Second, global cloud providers’ capital expenditures are rebounding beyond expectations. Microsoft and Google both reported over 30% year-on-year growth in cloud revenue in Q1 2024; Amazon AWS announced plans to launch dozens of new hyperscale data centers this year. Internal (intra-DC) and inter-data-center (inter-DC) interconnects within these facilities rely heavily on high-speed optical modules based on silicon photonics or co-packaged optics (CPO) architectures. The performance ceiling of their core materials—G.652.D fiber or newer bend-insensitive variants—is ultimately determined by foundational preform manufacturing capabilities: material purity, precision in refractive-index profile control, and more. Han’s Laser’s move thus constitutes a critical link in the value chain—“computing-power surge → optical module upgrade → fiber material iteration.”

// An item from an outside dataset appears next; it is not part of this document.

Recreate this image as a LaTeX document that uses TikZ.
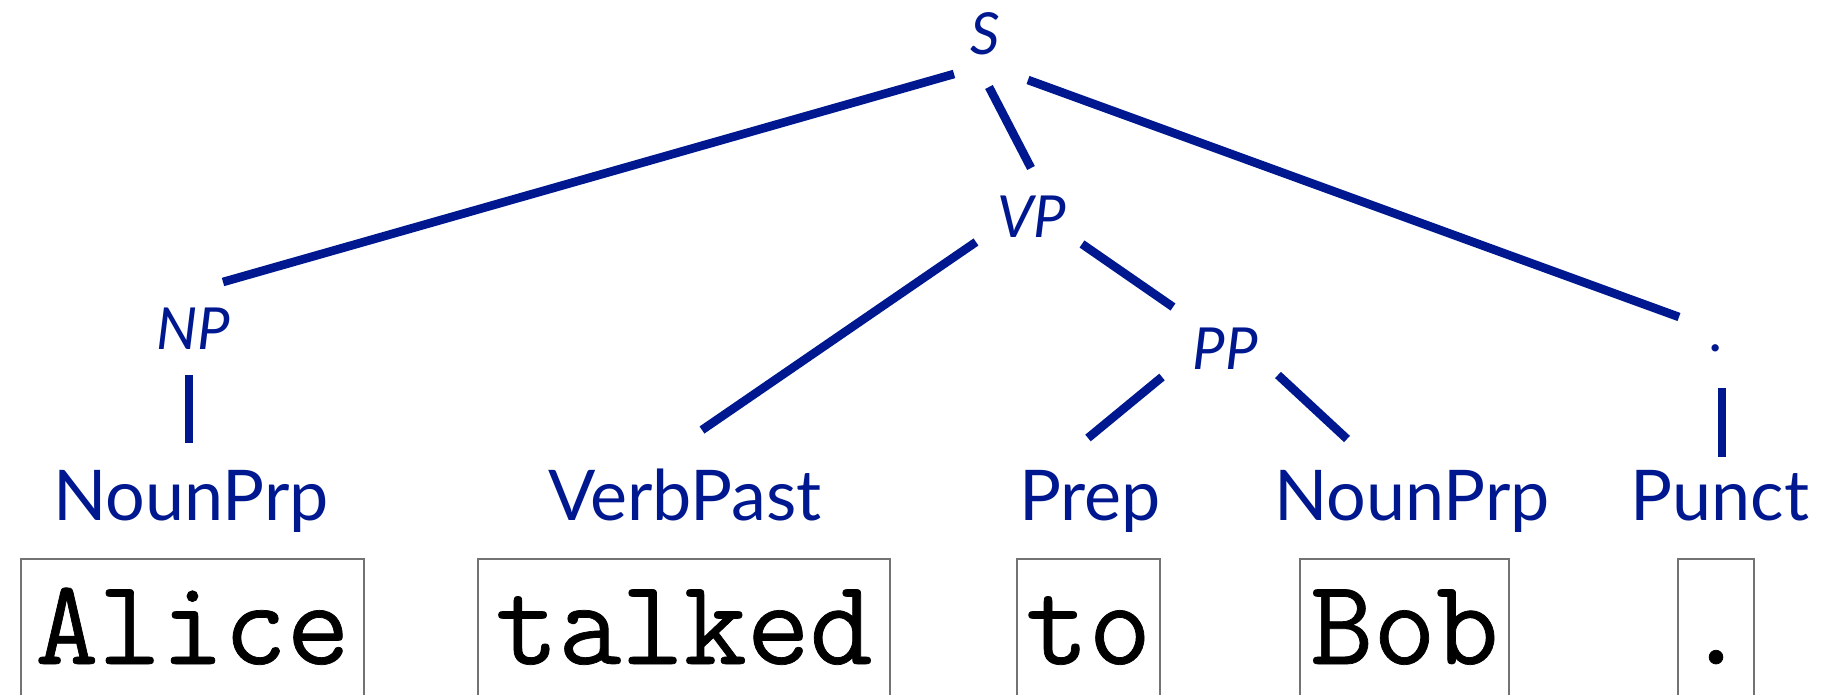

Technical Barriers: The Domestic Breakthrough from “Can Produce” to “Produce Optimally”
Notably, although optical fiber preforms sit upstream in the optical communications value chain, they entail exceptionally high technical barriers. Core challenges include nanoscale control of dopant (e.g., germanium, fluorine) concentration gradients during vapor-phase deposition (MCVD/OVD/VAD) processes; uniform stress management during high-temperature sintering; and geometric consistency assurance for preform rods exceeding 200 mm in diameter. Historically, the high-end preform market in China has long been dominated by international giants—including Corning, Sumitomo, and OFS—especially for products meeting stringent specifications required by 800G optical modules: ultra-low polarization-mode dispersion (PMD) and ultra-low attenuation (<0.17 dB/km @ 1550 nm). Domestic localization rates for such premium products remain below 30%. Leveraging its deep expertise in laser-based precision manufacturing and automated equipment, Han’s Laser explicitly emphasizes “independently developed VAD process platforms” and “end-to-end digital quality traceability systems” in this project—aiming to overcome bottlenecks in high-yield, high-consistency mass production. If Phase I’s ¥1.52 billion investment achieves customer certification and enters the supply chains of leading domestic optical module manufacturers by 2026, it will significantly shorten the domestic substitution cycle.
U.S.–China Tech Rivalry and Self-Reliance: From “Supply Chain Security” to “Standard-Setting Authority”
Against the backdrop of intensifying U.S.–China technological competition, achieving autonomy and controllability in optical communications infrastructure transcends mere capacity considerations. In 2023, the U.S. Department of Commerce added certain high-end photonic IC design tools to its export control list—highlighting the strategic urgency of self-reliance in upstream materials and equipment. Han’s Laser’s investment not only bolsters domestic preform production redundancy but also—through joint R&D mechanisms with leading Chinese optical module firms (e.g., Innolight, Accelink)—accelerates domestic adoption of next-generation fiber standards like G.654.E, optimized for ultra-long-haul transmission. This effectively amounts to competing for technological definition rights in next-generation optical networks. When Chinese enterprises secure technical authority across the full chain—from preforms to fiber to optical modules—the efficiency and security of “East Data, West Compute” data routing gain fundamental guarantees.
Valuation Logic Reset: Moving Beyond “Telecom Equipment Vendor” Toward “Computing-Power Infrastructure Operator”
Capital markets’ perception of the optical communications sector is undergoing a fundamental transformation. Historically, valuations were anchored to telecom operator procurement pricing and CAPEX cycles—rendering them highly cyclical. Today, their intrinsic value is shifting toward that of “AI computing-power infrastructure service providers.” Take Han’s Laser, for example: its optical fiber business is no longer merely an extension of its laser equipment operations—it positions the company as a core supplier at the physical layer of AI data centers. Benchmarking against U.S. peers (e.g., II-VI, Lumentum), valuation metrics have pivoted from traditional P/E ratios to PS (price-to-sales) and EV/Sales multiples—further enhanced by an “AI computing-power elasticity premium.” Should this project reach full capacity as planned, it is projected to generate annual revenue of approximately ¥3.5–4.0 billion, potentially triggering a systemic re-rating of the company’s overall valuation. However, short-term risks warrant caution: first, delays in customer certification—currently averaging 9–12 months industry-wide—could impede ramp-up timing; second, global optical fiber prices remain subdued and volatile, requiring careful economic evaluation of Phase II’s ¥1.0 billion investment.
Conclusion: A Single Fiber Carries More Than Just Data
Han’s Laser’s ¥2.5 billion commitment to optical fiber preforms appears, on the surface, to be a simple leap in production capacity. At its core, however, it signifies China’s effort to lay the physical bedrock of digital sovereignty in the AI era. When Microsoft Azure’s server clusters process millions of AI inference requests per second—and when data torrents surge unceasingly between “East Data, West Compute” hubs—the true enabler is not ethereal cloud algorithms, but rather every single optical fiber buried underground and spanning mountains and seas—and the underlying convergence of materials science, precision manufacturing, and systems integration embodied therein. This industrial upgrade, initiated at the preform stage, will ultimately redefine the very meaning of “new infrastructure”: no longer mere stacks of reinforced concrete, but silent yet immense “arteries of computing power”—woven from light and silicon.